ふるはしかずおの絵本ブログ3

『あるヘラジカの物語』- ヘラジカの死と命のつながり

角が絡んだ、2頭のヘラジカの骨の写真が裏表紙にあります。ヘラジカは、なぜ角を絡ませたまま骨になったのでしょうか。物語はこの写真から創造されました。

      ・・・

アラスカ

デナリ山のふもと。

1頭の大きなヘラジカが、たくさんのメスと暮らしてた。

ある日

見知らぬオスがやってきた。

      ・・・

オスどうしの激しい闘いが始まった。

ガシン ガシン。 大きなつのがぶつかる。

グオッ グオッ。 うなり声が響く。

ガシン ガシン ガツン ガツン

闘いは、何時間もつづく。

すると・・・

つのとつのが絡まって、外れなくなってしまった。

外れないから、2頭は闘いつづける。

    ・・・

ぐったりし、

ぜいぜいと喘ぐ2頭のヘラジカ。

ヘラジカの様子を見ていたオオカミは、遠吠えをして仲間を呼ぶ。

そして、

オオカミたちは、

ヘラジカに噛みつき、食べはじめた。

    ・・・

ヒグマがやって来た。

オオカミを追い払い

ヒグマは、ヘラジカを食べはじめた。

ヒグマが去ると、オオカミたちが戻ってくる。

オオカミたちが去ると

コヨーテ

アカギツネ

クズリ

ヘラジカを食べる。

     ・・・

カナダカケス

ワタリガラス

干からびた肉をつついている。

雪の中で、カンジキウサギが、ヘラジカのつのをカリカリと齧り始めた。

      ・・・

春、

夏、

秋、

冬、

そして、何度目かの春。

2頭のヘラジカは、あたまの骨だけになった。

アメリカタヒバリが、ヘラジカの骨に巣をつくり、たまごを生んだ。

ヘラジカの体重は800キロもあります。

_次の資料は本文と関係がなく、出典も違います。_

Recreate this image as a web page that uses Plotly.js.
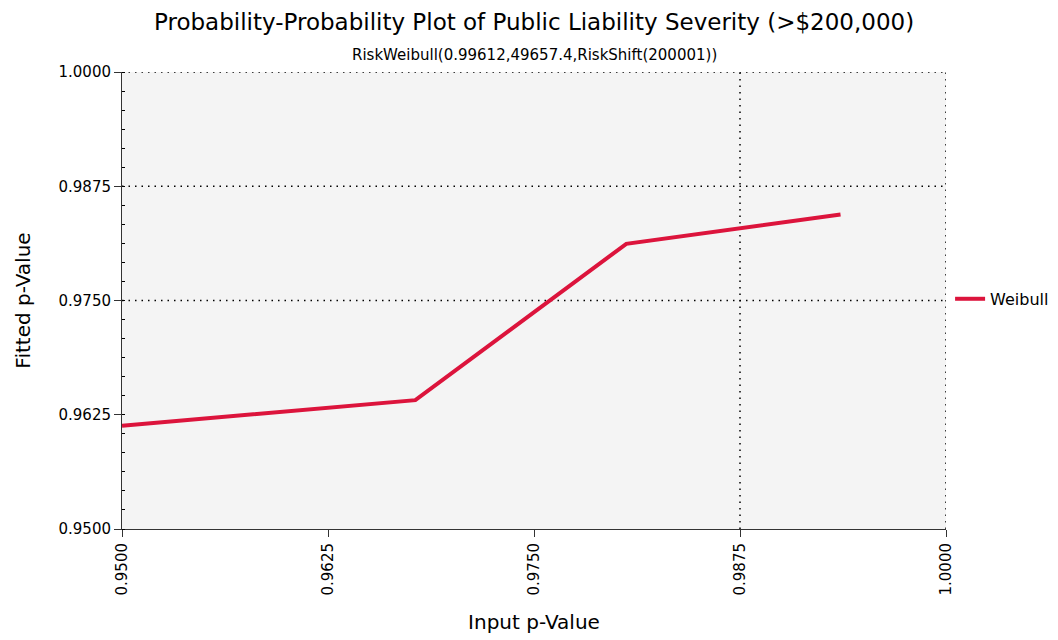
<!DOCTYPE html>
<html>
<head>
<meta charset="utf-8">
<script src="https://cdn.plot.ly/plotly-3.0.1.min.js"></script>
<style>html,body{margin:0;padding:0;background:#fff;}#chart{width:1058px;height:640px;}</style>
</head>
<body>
<div id="chart"></div>
<script>
const seriesName = "Weibull";
const inputP = [0.9500, 0.9678, 0.9806, 0.9936];
const fittedP = [0.9613, 0.9641, 0.9812, 0.9844];
const tickVals = [0.9500, 0.9625, 0.9750, 0.9875, 1.0000];
const tickText = ["0.9500", "0.9625", "0.9750", "0.9875", "1.0000"];
const hGrid = [0.9750, 0.9875, 1.0000];
const vGrid = [0.9875, 1.0000];
const mainTitle = "Probability-Probability Plot of Public Liability Severity (>$200,000)";
const subTitle = "RiskWeibull(0.99612,49657.4,RiskShift(200001))";

const font = "DejaVu Sans, Verdana, sans-serif";
const shapes = [];
hGrid.forEach(v => shapes.push({type:'line', xref:'paper', x0:0, x1:1, yref:'y', y0:v, y1:v, line:{color:'#000', width:1.5, dash:'1.5px,5px'}, layer:'below'}));
vGrid.forEach(v => shapes.push({type:'line', yref:'paper', y0:0, y1:1, xref:'x', x0:v, x1:v, line:{color:'#000', width:1.5, dash:'1.5px,5px'}, layer:'below'}));

const data = [{
  x: inputP, y: fittedP, type:'scatter', mode:'lines', name: seriesName,
  line:{color:'#dc143c', width:4}
}];

const layout = {
  width:1058, height:640,
  margin:{l:122, r:112, t:72, b:111},
  paper_bgcolor:'#ffffff', plot_bgcolor:'#f4f4f4',
  font:{family:font, color:'#000'},
  annotations:[
    {text:mainTitle, xref:'paper', yref:'paper', x:0.5, y:1.109, xanchor:'center', yanchor:'middle', showarrow:false, font:{size:23, family:font, color:'#000'}},
    {text:subTitle, xref:'paper', yref:'paper', x:0.5, y:1.037, xanchor:'center', yanchor:'middle', showarrow:false, font:{size:15, family:font, color:'#000'}}
  ],
  xaxis:{range:[0.95,1.0], tickvals:tickVals, ticktext:tickText, tickangle:-90,
    showgrid:false, zeroline:false, showline:true, linecolor:'#333', linewidth:1,
    ticks:'outside', ticklen:7, tickcolor:'#333', tickfont:{size:15, family:font},
    title:{text:'Input p-Value', font:{size:20, family:font}, standoff:20}},
  yaxis:{range:[0.95,1.0], tickvals:tickVals, ticktext:tickText,
    showgrid:false, zeroline:false, showline:true, linecolor:'#333', linewidth:1,
    ticks:'outside', ticklen:7, tickcolor:'#333', tickfont:{size:15, family:font},
    minor:{dtick:0.0125/6, tick0:0.95, ticks:'inside', ticklen:3, tickcolor:'#000', showgrid:false},
    title:{text:'Fitted p-Value', font:{size:20, family:font}, standoff:22}},
  legend:{xref:'container', yref:'container', x:0.898, y:0.533, xanchor:'left', yanchor:'middle', font:{size:16, family:font}, bgcolor:'rgba(0,0,0,0)', itemwidth:30},
  showlegend:true,
  shapes: shapes
};
Plotly.newPlot('chart', data, layout, {displayModeBar:false, staticPlot:true});
</script>
</body>
</html>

ヘラジカのたたかいは迫力がありました。ガシン ガシン、グオッ グオッ、ガツン ガツンのオノマトペが生きています。ヘラジカの力強いエネルギー。しかし、つのがからみあい疲弊した2頭のヘラジカ。まだ生きているヘラジカを襲うオオカミ。自然の過酷さを見ます。

  

ヘラジカの肉は、ヒグマ、オオカミ、コヨーテ、アカギツネ、グズり、カナダカケス、ワタリガラスに食べられます。大自然のドラマと命のつながりは、読者の子どもたちに深い感動を残すことでしょう。